-- Start --

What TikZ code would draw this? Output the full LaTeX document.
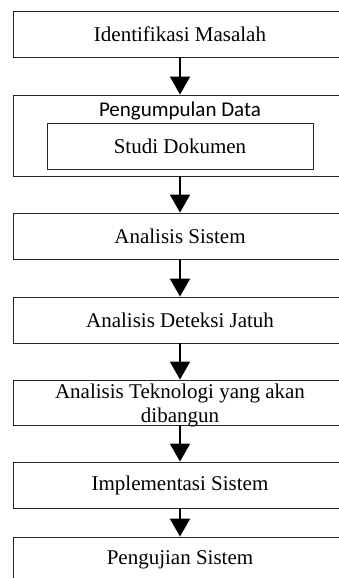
\documentclass[tikz,border=0pt]{standalone}
\usepackage{fontspec}
\setmainfont{Liberation Serif}
\newfontfamily\carlito{Carlito}
\usetikzlibrary{arrows.meta}

\tikzset{
  kotak/.style={draw=black!85, line width=0.9pt, minimum width=334pt, minimum height=46pt, inner sep=0pt, font=\fontsize{21}{24}\selectfont},
  tulisan/.style={inner sep=0pt, font=\fontsize{21}{24}\selectfont},
  panah/.style={-{Triangle[length=18pt,width=20pt]}, line width=2pt},
}

\begin{document}
\begin{tikzpicture}[x=1pt,y=1pt]
  \useasboundingbox (0,0) rectangle (338,-578);
  \node[kotak] (idm) at (180,-34) {Identifikasi Masalah};
  \node[kotak, minimum height=81pt] (pd) at (180,-135.5) {};
  \node[tulisan, font=\carlito\fontsize{21}{24}\selectfont] (pdt) at (180,-111) {Pengumpulan Data};
  \node[kotak, minimum width=266pt] (sd) at (180,-146) {Studi Dokumen};
  \node[kotak] (as) at (180,-236) {Analisis Sistem};
  \node[kotak] (adj) at (180,-320) {Analisis Deteksi Jatuh};
  \node[kotak, minimum height=45pt] (atk) at (180,-402.5) {};
  \node[tulisan, align=center] (atkt) at (180,-405) {Analisis Teknologi yang akan\\dibangun};
  \node[kotak] (is) at (180,-485) {Implementasi Sistem};
  \node[kotak] (ps) at (180,-560) {Pengujian Sistem};
  \draw[panah] (idm) -- (pd);
  \draw[panah] (pd) -- (as);
  \draw[panah] (as) -- (adj);
  \draw[panah] (adj) -- (atk);
  \draw[panah] (atk) -- (is);
  \draw[panah] (is) -- (ps);
\end{tikzpicture}
\end{document}
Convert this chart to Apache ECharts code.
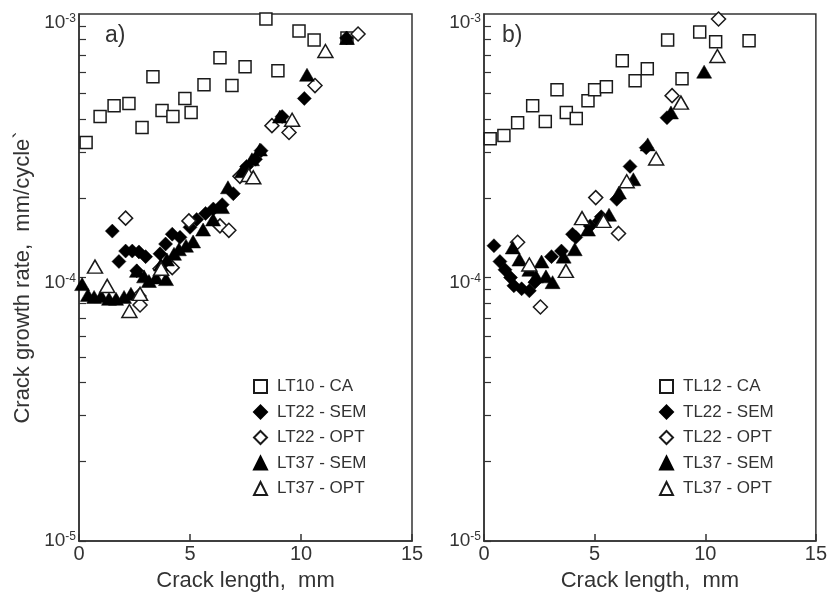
<!DOCTYPE html>
<html><head><meta charset="utf-8">
<script src="https://cdn.jsdelivr.net/npm/echarts@6/dist/echarts.min.js"></script>
<style>html,body{margin:0;padding:0;background:#fff}#c{width:830px;height:597px}</style>
</head><body><div id="c"></div>
<script>
// ---------- data ----------
const xTickValues = [0, 5, 10, 15];
const yTickValues = [1e-5,2e-5,3e-5,4e-5,5e-5,6e-5,7e-5,8e-5,9e-5,
                     1e-4,2e-4,3e-4,4e-4,5e-4,6e-4,7e-4,8e-4,9e-4,1e-3];
const namesA = ['LT10 - CA','LT22 - SEM','LT22 - OPT','LT37 - SEM','LT37 - OPT'];
const namesB = ['TL12 - CA','TL22 - SEM','TL22 - OPT','TL37 - SEM','TL37 - OPT'];

const lt10_ca = [[0.32,3.25e-4],[0.95,4.08e-4],[1.58,4.49e-4],[2.25,4.57e-4],[2.84,3.71e-4],[3.33,5.78e-4],
  [3.74,4.30e-4],[4.23,4.08e-4],[4.77,4.78e-4],[5.05,4.23e-4],[5.63,5.39e-4],[6.35,6.83e-4],[6.89,5.35e-4],
  [7.48,6.31e-4],[8.42,9.57e-4],[8.96,6.09e-4],[9.91,8.62e-4],[10.59,7.97e-4],[12.07,8.11e-4]];
const lt22_sem = [[1.5,1.50e-4],[1.8,1.15e-4],[2.1,1.26e-4],[2.4,1.26e-4],[2.6,1.06e-4],[2.7,1.25e-4],
  [3.0,1.20e-4],[3.65,1.23e-4],[3.9,1.34e-4],[4.2,1.46e-4],[4.55,1.42e-4],[5.0,1.55e-4],[5.3,1.66e-4],
  [5.7,1.75e-4],[6.05,1.82e-4],[6.45,1.89e-4],[6.95,2.08e-4],[7.55,2.64e-4],[7.95,2.81e-4],[8.2,3.03e-4],
  [9.15,4.08e-4],[10.15,4.78e-4],[12.05,8.11e-4]];
const lt22_opt = [[2.1,1.68e-4],[2.7,8.51e-5],[2.75,7.87e-5],[3.65,1.08e-4],[4.2,1.09e-4],[4.95,1.64e-4],
  [6.35,1.57e-4],[6.75,1.51e-4],[7.25,2.42e-4],[8.69,3.77e-4],[9.46,3.55e-4],[10.63,5.35e-4],[12.57,8.40e-4]];
const lt37_sem = [[0.14,9.44e-5],[0.4,8.59e-5],[0.68,8.44e-5],[1.0,8.5e-5],[1.35,8.3e-5],[1.67,8.3e-5],
  [2.03,8.44e-5],[2.34,8.67e-5],[2.61,1.06e-4],[2.93,1.01e-4],[3.15,9.7e-5],[3.47,1.0e-4],[3.69,1.12e-4],
  [3.92,9.86e-5],[3.96,1.17e-4],[4.28,1.23e-4],[4.5,1.28e-4],[4.82,1.32e-4],[5.14,1.37e-4],[5.59,1.52e-4],
  [6.04,1.66e-4],[6.44,1.85e-4],[6.71,2.2e-4],[7.34,2.53e-4],[7.79,2.81e-4],[8.15,3.06e-4],[9.05,4.08e-4],
  [10.27,5.88e-4],[12.07,8.11e-4]];
const lt37_opt = [[0.72,1.10e-4],[1.27,9.29e-5],[2.27,7.46e-5],[2.75,8.67e-5],[3.7,1.08e-4],[7.65,2.45e-4],
  [7.85,2.40e-4],[9.6,3.97e-4],[11.1,7.24e-4]];

const tl12_ca = [[0.28,3.36e-4],[0.9,3.46e-4],[1.52,3.87e-4],[2.2,4.49e-4],[2.77,3.91e-4],[3.3,5.16e-4],
  [3.72,4.23e-4],[4.17,4.01e-4],[4.7,4.69e-4],[5.0,5.16e-4],[5.53,5.30e-4],[6.25,6.64e-4],[6.83,5.58e-4],
  [7.38,6.20e-4],[8.3,7.97e-4],[8.95,5.68e-4],[9.75,8.55e-4],[10.47,7.84e-4],[11.98,7.91e-4]];
const tl22_sem = [[0.45,1.32e-4],[0.72,1.15e-4],[0.95,1.07e-4],[1.2,1.0e-4],[1.35,9.3e-5],[1.7,9.06e-5],
  [2.05,8.9e-5],[2.3,9.6e-5],[3.05,1.2e-4],[3.5,1.26e-4],[4.0,1.46e-4],[4.15,1.42e-4],[4.8,1.57e-4],
  [5.2,1.64e-4],[5.3,1.7e-4],[6.0,1.98e-4],[6.6,2.64e-4],[7.33,3.11e-4],[8.27,4.04e-4]];
const tl22_opt = [[1.52,1.36e-4],[2.55,7.73e-5],[5.05,2.01e-4],[6.08,1.47e-4],[8.5,4.9e-4],[10.6,9.57e-4]];
const tl37_sem = [[1.3,1.30e-4],[1.6,1.17e-4],[2.05,1.07e-4],[2.35,1.01e-4],[2.6,1.15e-4],[2.8,1.01e-4],
  [3.1,9.6e-5],[3.6,1.2e-4],[4.1,1.28e-4],[4.7,1.52e-4],[5.3,1.64e-4],[5.65,1.73e-4],[6.1,2.10e-4],
  [6.75,2.36e-4],[7.4,3.2e-4],[8.45,4.23e-4],[9.95,6.04e-4]];
const tl37_opt = [[2.05,1.12e-4],[3.7,1.06e-4],[4.43,1.68e-4],[5.4,1.64e-4],[6.45,2.32e-4],[7.78,2.83e-4],
  [8.9,4.61e-4],[10.55,6.93e-4]];

// ---------- chart ----------
const FONT = 'Liberation Sans, Arial, sans-serif';
const TXT = '#333';
const chart = echarts.init(document.getElementById('c'), null, {renderer: 'canvas'});

const kinds = [
  {symbol: 'rect', size: 12, filled: false},
  {symbol: 'diamond', size: 14, filled: true},
  {symbol: 'diamond', size: 14, filled: false},
  {symbol: 'triangle', size: [15, 13], filled: true},
  {symbol: 'triangle', size: [15, 13], filled: false}
];
function mk(name, data, gi, k) {
  const kd = kinds[k];
  return {
    type: 'scatter', name: name, data: data, xAxisIndex: gi, yAxisIndex: gi,
    symbol: kd.symbol, symbolSize: kd.size,
    itemStyle: kd.filled ? {color: '#000', borderColor: '#000', borderWidth: 0.5, opacity: 1}
                         : {color: '#fff', borderColor: '#1a1a1a', borderWidth: 1.5, opacity: 1},
    emphasis: {disabled: true}, silent: true
  };
}
function xAx(gi) {
  return {
    type: 'value', gridIndex: gi, min: 0, max: 15, interval: 5,
    name: 'Crack length,  mm', nameLocation: 'middle', nameGap: 29,
    nameTextStyle: {fontSize: 22, color: TXT, fontFamily: FONT},
    axisLine: {lineStyle: {color: '#333', width: 1.5}},
    axisTick: {inside: true, length: 7, lineStyle: {color: '#333', width: 1.5}, customValues: xTickValues},
    axisLabel: {fontSize: 20, color: TXT, fontFamily: FONT, margin: 3, customValues: xTickValues},
    splitLine: {show: false}
  };
}
// extra top spacer (px) per exponent, shifting the label down as in the original
const labelShift = {'-3': 18, '-4': 10, '-5': 0};
function yAx(gi) {
  const o = {
    type: 'log', logBase: 10, gridIndex: gi, min: 1e-5, max: 1e-3,
    axisLine: {lineStyle: {color: '#333', width: 1.5}},
    axisTick: {inside: true, length: 7, lineStyle: {color: '#333', width: 1.2}, customValues: yTickValues},
    axisLabel: {
      margin: 3, fontFamily: FONT,
      formatter: v => {
        const e = String(Math.round(Math.log10(v)));
        const sp = labelShift[e] || 0;
        const main = '{b|10}{s|' + e + '}';
        return sp ? '{g' + sp + '| }\n' + main : main;
      },
      rich: {
        b: {fontSize: 19, color: TXT, fontFamily: FONT, lineHeight: 20},
        s: {fontSize: 12, color: TXT, fontFamily: FONT, verticalAlign: 'top', lineHeight: 20},
        g18: {fontSize: 8, lineHeight: 18},
        g10: {fontSize: 8, lineHeight: 10}
      }
    },
    splitLine: {show: false}
  };
  if (gi === 0) {
    o.name = 'Crack growth rate,  mm/cycle`';
    o.nameLocation = 'middle';
    o.nameGap = 45;
    o.nameTextStyle = {fontSize: 22, color: TXT, fontFamily: FONT};
  }
  return o;
}
function legend(names, left) {
  return {
    orient: 'vertical', left: left, top: 373, data: names,
    itemWidth: 13, itemHeight: 13, itemGap: 8.5,
    textStyle: {fontSize: 17, color: TXT, fontFamily: FONT, lineHeight: 17, padding: [0, 0, 0, 5]},
    selectedMode: false
  };
}

const series = [];
const dataA = [lt10_ca, lt22_sem, lt22_opt, lt37_sem, lt37_opt];
const dataB = [tl12_ca, tl22_sem, tl22_opt, tl37_sem, tl37_opt];
namesA.forEach((n, i) => series.push(mk(n, dataA[i], 0, i)));
namesB.forEach((n, i) => series.push(mk(n, dataB[i], 1, i)));

chart.setOption({
  animation: false,
  backgroundColor: '#fff',
  grid: [
    {left: 79, top: 14, width: 333, height: 529, show: true, borderColor: '#333', borderWidth: 1.5, backgroundColor: 'transparent'},
    {left: 484, top: 14, width: 336, height: 529, show: true, borderColor: '#333', borderWidth: 1.5, backgroundColor: 'transparent'}
  ],
  xAxis: [xAx(0), xAx(1)],
  yAxis: [yAx(0), yAx(1)],
  legend: [legend(namesA, 248), legend(namesB, 654)],
  graphic: [
    {type: 'text', left: 105, top: 24, style: {text: 'a)', fontSize: 23, fill: TXT, fontFamily: FONT}},
    {type: 'text', left: 502, top: 24, style: {text: 'b)', fontSize: 23, fill: TXT, fontFamily: FONT}}
  ],
  series: series
});
</script>
</body></html>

-- End --

◆ Short exercise
Gather all lines from the listing above in which "this" occurs.

◆ Output
What TikZ code would draw this? Output the full LaTeX document.
Convert this chart to Apache ECharts code.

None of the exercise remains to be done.